The tipping point — where market returns exceed your annual savings — is a critical moment. For most people saving $15K–$25K per year, it happens when the portfolio crosses roughly $200K–$350K. After that, the market is doing more of the heavy lifting than you are.
Why This Isn’t About Compounding
People often attribute this to “the power of compounding,” but that’s not quite right. Compounding means your returns earn returns — growth on top of growth over time. What we’re talking about here is simpler: when your base is large, a percentage move generates a large absolute number.
Even without compounding — even in a single year — a 10% return on $1M is $100,000. That’s not compounding. That’s just multiplication on a large base. Compounding is what got the base to $1M in the first place. But the outsized impact of a single year’s return on a large portfolio is just arithmetic.
The distinction matters because it changes what you focus on. Compounding rewards patience. Base-size math rewards risk management — because a single bad year on a large base is equally devastating.
The Two Phases of Wealth Building
Phase 1: Early Career
Your savings rate is everything. Market returns are a nice bonus. Whether the market returns 5% or 12% on your $50K portfolio barely changes your trajectory — the difference is $3,500 per year. What matters is that you’re putting $15K+ away each year. Your behavior, not the market, determines the outcome.
Phase 2: Mid-to-Late Career
Market returns are everything. Your savings are a nice bonus. Whether you save $20K or $30K matters less than whether the market returns 5% or 10% on your $800K portfolio. The difference between 5% and 10% on $800K is $40,000 per year — more than most people’s entire annual savings.

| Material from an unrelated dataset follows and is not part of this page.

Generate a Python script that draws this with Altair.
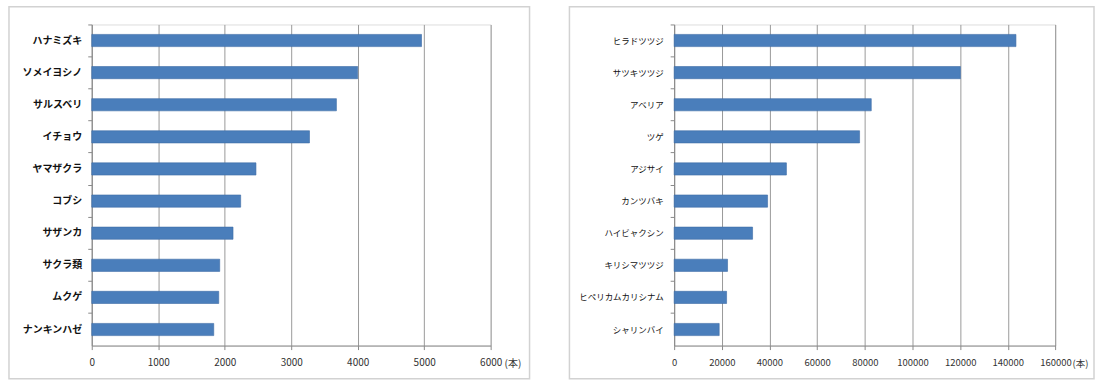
import altair as alt
import pandas as pd

# ---- data ----
left_names = ["ハナミズキ", "ソメイヨシノ", "サルスベリ", "イチョウ", "ヤマザクラ",
              "コブシ", "サザンカ", "サクラ類", "ムクゲ", "ナンキンハゼ"]
left_values = [4960, 4000, 3680, 3275, 2470, 2240, 2125, 1925, 1910, 1835]
left_ticks = [0, 1000, 2000, 3000, 4000, 5000, 6000]

right_names = ["ヒラドツツジ", "サツキツツジ", "アベリア", "ツゲ", "アジサイ",
               "カンツバキ", "ハイビャクシン", "キリシマツツジ", "ヒペリカムカリシナム", "シャリンバイ"]
right_values = [143400, 120100, 82700, 77800, 47100, 39200, 32900, 22400, 22000, 18900]
right_ticks = [0, 20000, 40000, 60000, 80000, 100000, 120000, 140000, 160000]

unit_label = "(本)"

FONT = "Noto Sans CJK JP"
H = 322


def panel(names, values, ticks, width, label_weight, label_size, label_pad,
          num_size, bx, bx2, unit_dx):
    df = pd.DataFrame({"name": names, "value": values})
    border = alt.Chart(alt.Data(values=[{"a": 1}])).mark_rect(
        fill="transparent", stroke="#d2d2d2", strokeWidth=1.5
    ).encode(
        x=alt.value(bx), x2=alt.value(bx2), y=alt.value(-17.7), y2=alt.value(355.3)
    )
    bars = alt.Chart(df).mark_bar(
        color="#4a7ebb", height={"band": 0.38}, stroke="#3e6ca6", strokeWidth=0.6
    ).encode(
        x=alt.X("value:Q",
                scale=alt.Scale(domain=[ticks[0], ticks[-1]], nice=False, zero=True),
                axis=alt.Axis(values=ticks, format="d", title=None, grid=True,
                              gridColor="#9a9a9a", gridWidth=1, labelFlush=False,
                              domainColor="#8a8a8a", tickColor="#8a8a8a", tickSize=4,
                              labelFontSize=num_size, labelColor="#333333", labelPadding=8,
                              labelFont=FONT)),
        y=alt.Y("name:N", sort=names,
                scale=alt.Scale(paddingInner=0, paddingOuter=0),
                axis=alt.Axis(title=None, bandPosition=0,
                              domainColor="#8a8a8a", tickColor="#8a8a8a", tickSize=4,
                              labelFontSize=label_size, labelFontWeight=label_weight,
                              labelColor="#111111", labelPadding=label_pad, labelFont=FONT,
                              labelBaseline="middle")),
    )
    unit = alt.Chart(alt.Data(values=[{"t": unit_label}])).mark_text(
        align="left", baseline="middle", dx=unit_dx, fontSize=num_size, font=FONT,
        color="#333333"
    ).encode(x=alt.datum(ticks[-1]), y=alt.value(H + 18), text="t:N")
    return alt.layer(border, bars, unit).properties(width=width, height=H)


left = panel(left_names, left_values, left_ticks, 400, "bold", 10, 6, 10, -83, 439, 14)
right = panel(right_names, right_values, right_ticks, 382.4, "normal", 8.5, 7, 9.5, -105, 421, 17)

chart = alt.hconcat(left, right, spacing=184, bounds="flush").properties(
    padding={"left": 7, "top": 5, "right": 0, "bottom": 0}
).configure_view(stroke=None).configure(font=FONT, background="white")

chart.save("out.html", embed_options={"renderer": "svg", "actions": False})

The transition between these phases is gradual, not sudden. But most people don’t adjust their mental model. They keep obsessing over savings rate when they should be thinking about asset allocation, risk management, and withdrawal planning.
The Dark Side: Late-Career Losses Hit Harder Too
This works both ways. A −20% year at age 55 with $1M is a $200,000 loss — roughly 8–10 years of savings wiped out in 12 months. You cannot save your way back from that. The math that makes a good year so powerful makes a bad year equally devastating.

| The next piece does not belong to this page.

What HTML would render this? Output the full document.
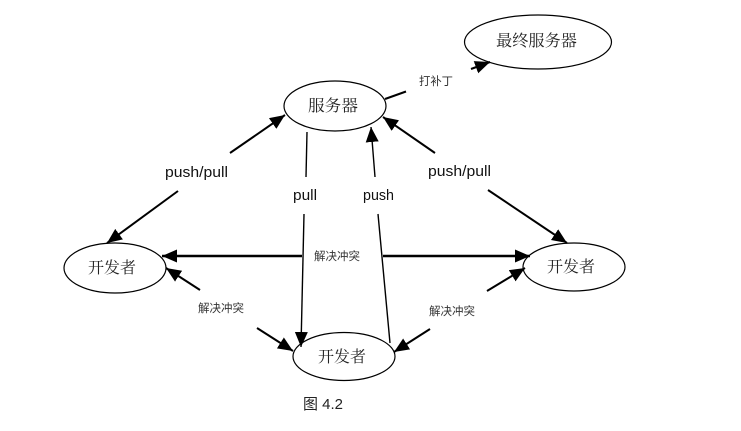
<!DOCTYPE html>
<html><head><meta charset="utf-8"><style>
html,body{margin:0;padding:0;background:#fff;width:741px;height:431px;overflow:hidden}
svg{display:block}
.n{font-family:"Liberation Serif","Noto Serif CJK SC",serif;font-size:16px;fill:#222}
.s{font-family:"Liberation Sans","Noto Sans CJK SC",sans-serif;font-size:11.5px;fill:#333}
.l{font-family:"Liberation Sans",sans-serif;font-size:14.5px;fill:#111}
line{stroke:#000;stroke-width:2}
line.t{stroke-width:1.4}
ellipse{fill:#fff;stroke:#000;stroke-width:1.2}
</style></head><body>
<svg width="741" height="431" viewBox="0 0 741 431" xmlns="http://www.w3.org/2000/svg">
<defs><marker id="a" markerUnits="userSpaceOnUse" markerWidth="16" markerHeight="14" refX="15" refY="6.5" orient="auto"><path d="M0 0L15 6.5L0 13Z" fill="#000"/></marker></defs>
<ellipse cx="538" cy="42" rx="73.5" ry="27"/>
<ellipse cx="335" cy="106" rx="51" ry="25"/>
<ellipse cx="115" cy="268" rx="51" ry="25"/>
<ellipse cx="574" cy="267" rx="51" ry="24"/>
<ellipse cx="344" cy="356.5" rx="51" ry="24"/>
<line x1="385" y1="99" x2="406" y2="91.5"/>
<line x1="471" y1="69" x2="490" y2="62" marker-end="url(#a)"/>
<line x1="230" y1="153" x2="285" y2="115" marker-end="url(#a)"/>
<line x1="178" y1="191" x2="107" y2="243" marker-end="url(#a)"/>
<line x1="435" y1="153" x2="383" y2="117" marker-end="url(#a)"/>
<line x1="488" y1="190" x2="567" y2="243" marker-end="url(#a)"/>
<line class="t" x1="307" y1="132" x2="306" y2="177"/>
<line class="t" x1="304" y1="214" x2="301" y2="347" marker-end="url(#a)"/>
<line class="t" x1="375" y1="177" x2="371" y2="127" marker-end="url(#a)"/>
<line class="t" x1="378" y1="214" x2="390" y2="343"/>
<line x1="302" y1="256" x2="162" y2="256" style="stroke-width:2.6" marker-end="url(#a)"/>
<line x1="383" y1="256" x2="530" y2="256" style="stroke-width:2.6" marker-end="url(#a)"/>
<line x1="200" y1="290" x2="166" y2="268" marker-end="url(#a)"/>
<line x1="257" y1="328" x2="293" y2="351" marker-end="url(#a)"/>
<line x1="487" y1="291" x2="525" y2="268" marker-end="url(#a)"/>
<line x1="430" y1="329" x2="394" y2="352" marker-end="url(#a)"/>
<text class="n" x="496" y="46" textLength="81" lengthAdjust="spacingAndGlyphs">最终服务器</text>
<text class="n" x="308" y="111" textLength="50" lengthAdjust="spacingAndGlyphs">服务器</text>
<text class="n" x="88" y="273" textLength="48" lengthAdjust="spacingAndGlyphs">开发者</text>
<text class="n" x="547" y="272" textLength="48" lengthAdjust="spacingAndGlyphs">开发者</text>
<text class="n" x="318" y="362" textLength="48" lengthAdjust="spacingAndGlyphs">开发者</text>
<text class="s" x="419" y="85" textLength="34" lengthAdjust="spacingAndGlyphs">打补丁</text>
<text class="s" x="314" y="260" textLength="46" lengthAdjust="spacingAndGlyphs">解决冲突</text>
<text class="s" x="198" y="312" textLength="46" lengthAdjust="spacingAndGlyphs">解决冲突</text>
<text class="s" x="429" y="315" textLength="46" lengthAdjust="spacingAndGlyphs">解决冲突</text>
<text class="l" x="165" y="177" textLength="63" lengthAdjust="spacingAndGlyphs">push/pull</text>
<text class="l" x="428" y="176" textLength="63" lengthAdjust="spacingAndGlyphs">push/pull</text>
<text class="l" x="293" y="200" textLength="24" lengthAdjust="spacingAndGlyphs">pull</text>
<text class="l" x="363" y="200" textLength="31" lengthAdjust="spacingAndGlyphs">push</text>
<text x="303" y="409" style="font-family:'Liberation Sans','Noto Sans CJK SC',sans-serif;font-size:15px;fill:#222" textLength="40" lengthAdjust="spacingAndGlyphs">图 4.2</text>
</svg>
</body></html>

This is why sequence of returns risk is so dangerous near retirement, and why many advisors recommend gradually reducing equity exposure as you approach your target date. The stakes are simply higher when the base is large.
This is the fundamental tension of late-career investing: returns matter more, but so do losses. The same mathematical reality that makes a good year so powerful makes a bad year devastating. Risk management in your 50s isn’t optional — it’s the most important financial decision you’ll make.
What This Means for You
In your 20s–30s
Focus relentlessly on savings rate. Automate investments. Don’t obsess over market returns — you can’t control them, and they don’t move the needle much yet. The best thing you can do is get money into the market consistently. A bear market at this stage is an opportunity, not a crisis — you’re buying shares at a discount.
In your 40s
Start paying attention to asset allocation. Your portfolio is now large enough that a bad year matters. Make sure your allocation matches your timeline and risk tolerance. This is also when the psychological shift happens — you’ll start noticing that market swings move your portfolio more than your paycheck does.
In your 50s
Returns now dominate. Don’t take a pay cut to save an extra $5K per year — focus on whether your portfolio is positioned to capture returns while protecting against catastrophic loss. Consider a bond tent or cash buffer approaching retirement. And start thinking about withdrawal strategy — how you take money out matters as much as how you put it in.
The Coast FIRE Connection
This math is exactly why Coast FIRE works in median scenarios. Once your portfolio is large enough that expected returns exceed your savings capacity, the incremental value of continued saving shrinks. Your portfolio can “coast” to your retirement target on market returns alone — at least in an average market.
For more on this, see our article on why your income matters less than you think near retirement — and the counterargument in the case against Coast FIRE.
See how different return scenarios affect your retirement date, and stress-test your plan across thousands of possible market paths.
Bottom Line
Early in your career, you are the engine of your wealth. Save hard, invest consistently, and the market is a tailwind. Late in your career, the market is the engine and your savings are the tailwind. Recognizing this shift — and adjusting your strategy accordingly — is one of the most important things you can do for your financial future.